Why appointing a Company Secretary matters in 2026 — Section 203 thresholds, role of a PCS, secretarial audit and governance benefits for Indian companies.
As MCA's V3 portal and SEBI's listing regulations grow more granular each year, the Company Secretary has become the operating spine of corporate governance in India. Whether or not Section 203 of the Companies Act compels you to appoint one, having a qualified CS pays back in 2026 through cleaner filings, faster approvals and far fewer notices.
When a CS is statutorily required
- Every listed company must appoint a whole-time CS as Key Managerial Personnel under Section 203.
- Every other public company with paid-up share capital of ₹10 crore or more must appoint a whole-time CS.
- Every private company with paid-up share capital of ₹10 crore or more must appoint a whole-time CS.

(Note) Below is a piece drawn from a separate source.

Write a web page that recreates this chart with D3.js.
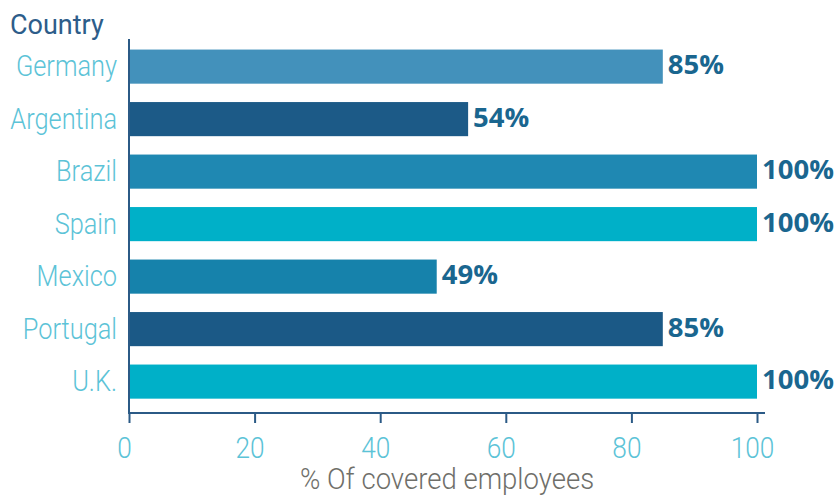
<!DOCTYPE html>
<html>
<head>
<meta charset="utf-8">
<script src="https://cdn.jsdelivr.net/npm/d3@7"></script>
<style>
  html, body { margin: 0; padding: 0; background: #fff; }
  svg { display: block; }
</style>
</head>
<body>
<svg id="chart" width="836" height="495"></svg>
<script>
// Share of employees covered, by country
const countries = ["Germany", "Argentina", "Brazil", "Spain", "Mexico", "Portugal", "U.K."];
const coverage = [85, 54, 100, 100, 49, 85, 100];
const barColors = ["#4391bb", "#1c5a87", "#1f88b2", "#00b0c8", "#1682ab", "#1b5986", "#00b0c8"];
const xTicks = [0, 20, 40, 60, 80, 100];

const svg = d3.select("#chart");
const axisColor = "#2b5a86";
const lightText = "#5cc3d7";
const narrow = 0.875; // horizontal squeeze for the light, condensed labels

const x = d3.scaleLinear().domain([0, 100]).range([129, 757]);
const y = d3.scaleBand()
  .domain(countries)
  .range([40, 413])
  .paddingInner(0.35)
  .paddingOuter(0.2275)
  .align(0.4);

// bars
svg.append("g").selectAll("rect")
  .data(countries)
  .join("rect")
  .attr("x", x(0))
  .attr("y", d => y(d))
  .attr("width", (d, i) => x(coverage[i]) - x(0))
  .attr("height", y.bandwidth())
  .attr("fill", (d, i) => barColors[i]);

// value labels
svg.append("g").selectAll("text")
  .data(countries)
  .join("text")
  .attr("x", (d, i) => x(coverage[i]) + 5)
  .attr("y", d => y(d) + y.bandwidth() / 2)
  .attr("dy", "0.27em")
  .attr("font-family", "'Open Sans', sans-serif")
  .attr("font-weight", 700)
  .attr("font-size", 27.5)
  .attr("fill", "#1a668f")
  .text((d, i) => coverage[i] + "%");

// y axis: category names
const yAxis = svg.append("g")
  .attr("transform", `translate(${x(0)},0)`)
  .call(d3.axisLeft(y).tickSize(0).tickPadding(12));
yAxis.select(".domain").remove();
yAxis.selectAll("text")
  .attr("x", -12 / narrow)
  .attr("transform", `scale(${narrow},1)`)
  .attr("dy", "0.34em")
  .attr("font-family", "Roboto, sans-serif")
  .attr("font-weight", 300)
  .attr("font-size", 29)
  .attr("fill", lightText);

svg.append("line")
  .attr("x1", x(0)).attr("x2", x(0))
  .attr("y1", 39).attr("y2", 413)
  .attr("stroke", axisColor).attr("stroke-width", 2);

// x axis
const xAxis = svg.append("g")
  .attr("transform", "translate(0,413)")
  .call(d3.axisBottom(x).tickValues(xTicks).tickSize(10).tickPadding(14).tickFormat(d3.format("d")));
xAxis.select(".domain").remove();
xAxis.selectAll(".tick line").attr("stroke", axisColor).attr("stroke-width", 2);
xAxis.selectAll("text")
  .attr("x", -5 / narrow)
  .attr("transform", `scale(${narrow},1)`)
  .attr("font-family", "Roboto, sans-serif")
  .attr("font-weight", 300)
  .attr("font-size", 30)
  .attr("fill", lightText);

svg.append("line")
  .attr("x1", x(0) - 1).attr("x2", 765)
  .attr("y1", 413).attr("y2", 413)
  .attr("stroke", axisColor).attr("stroke-width", 2);

// titles
svg.append("text")
  .attr("x", 10).attr("y", 34)
  .attr("font-family", "Roboto, sans-serif")
  .attr("font-size", 27)
  .attr("fill", "#2d5d8a")
  .text("Country");

svg.append("text")
  .attr("transform", "translate(447,489) scale(0.95,1)")
  .attr("text-anchor", "middle")
  .attr("font-family", "Roboto, sans-serif")
  .attr("font-weight", 300)
  .attr("font-size", 29)
  .attr("fill", "#6f6f6a")
  .text("% Of covered employees");
</script>
</body>
</html>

- Companies not crossing the threshold may engage a Practising Company Secretary (PCS) for secretarial compliance, signing of e-forms and statutory certification.
Core functions a CS performs
A Company Secretary is the principal officer responsible for ensuring compliance with the Companies Act, SEBI regulations, FEMA, the Depositories Act and a long tail of sectoral law. The CS organises board and committee meetings, drafts agendas, records minutes, manages statutory registers, files annual returns and event-based forms on the MCA V3 portal, and acts as the compliance officer for listed entities.
Why founders underestimate the role
Early-stage founders often see secretarial work as form-filling that can be outsourced last-minute. Three problems then surface. First, MCA's V3 e-forms now contain interdependent fields where one mismatch with the master data triggers cascading rejections. Second, RBI's FC-GPR and FC-TRS deadlines for foreign investment are short and unforgiving — late filings carry compounding penalties. Third, due diligence in any future fundraise or M&A starts with the secretarial file; a clean minute book and registers can shave weeks off a deal timeline.
Secretarial audit
Section 204 mandates secretarial audit by a PCS for every listed company, every public company with paid-up capital of ₹50 crore or more or turnover of ₹250 crore or more, and every company with outstanding loans or borrowings from banks/PFIs of ₹100 crore or more. The Secretarial Audit Report in Form MR-3 is annexed to the Board's Report and flags every material non-compliance.
What to look for when hiring
- Active ICSI membership and (where engaging on retainer) a Certificate of Practice.
- Hands-on experience with MCA V3 SRN tracking, DIN/DSC management and DPT-3/MSME-1 cycles.
- Exposure to SEBI LODR, ICDR or Takeover Regulations if you are listed or considering an IPO.
- FEMA and ODI/FDI familiarity if you have foreign investors or subsidiaries.
- Sound minute-drafting discipline — a sloppy minute is the easiest evidence trail against the board.
CS in a fundraise
During any equity round, the CS is the single most-quoted internal stakeholder by the investor's lawyers. They will rely on the CS to produce the minute book, statutory registers, charge filings, ESOP grants, prior fundraise documentation and FEMA filings. A disorganised secretarial archive can stretch closing by weeks and erode investor confidence. Conversely, a CS-curated data room signals operational maturity and accelerates the path to term-sheet finalisation.
Penalty exposure that founders underestimate
- Section 92 — annual return delay attracts ₹100 per day with no upper cap per officer.
- Section 137 — AOC-4 delay attracts ₹100 per day per officer.
- Section 173 — failure to hold the minimum statutory number of board meetings: ₹25,000 on the company and ₹5,000 on every officer in default.
- Section 117 — failure to file MGT-14 for special resolutions can attract ₹10,000 with continuing default fines.
What to pay a CS in 2026
Compensation for a whole-time CS in an unlisted private company at the ₹10 crore paid-up capital threshold typically falls in the ₹12-20 lakh annual range for a CS with 3-5 years of experience, scaling materially with listed-entity exposure, FEMA/SEBI complexity and direct reporting to the Board. PCS retainers for early-stage private companies range from ₹40,000 to ₹1,50,000 per year depending on scope, with event-based filings billed separately. The cost of either option is small relative to the cost of a single missed filing or a botched investor due diligence.
Conclusion
A Company Secretary is not overhead; it is risk-adjusted governance. If you are below the statutory threshold, engage a competent PCS on retainer. If you are above it, hire a whole-time CS who reports to the Board and protect the role from being collapsed into the finance team. Both moves pay back many times over in compliance hygiene and deal readiness.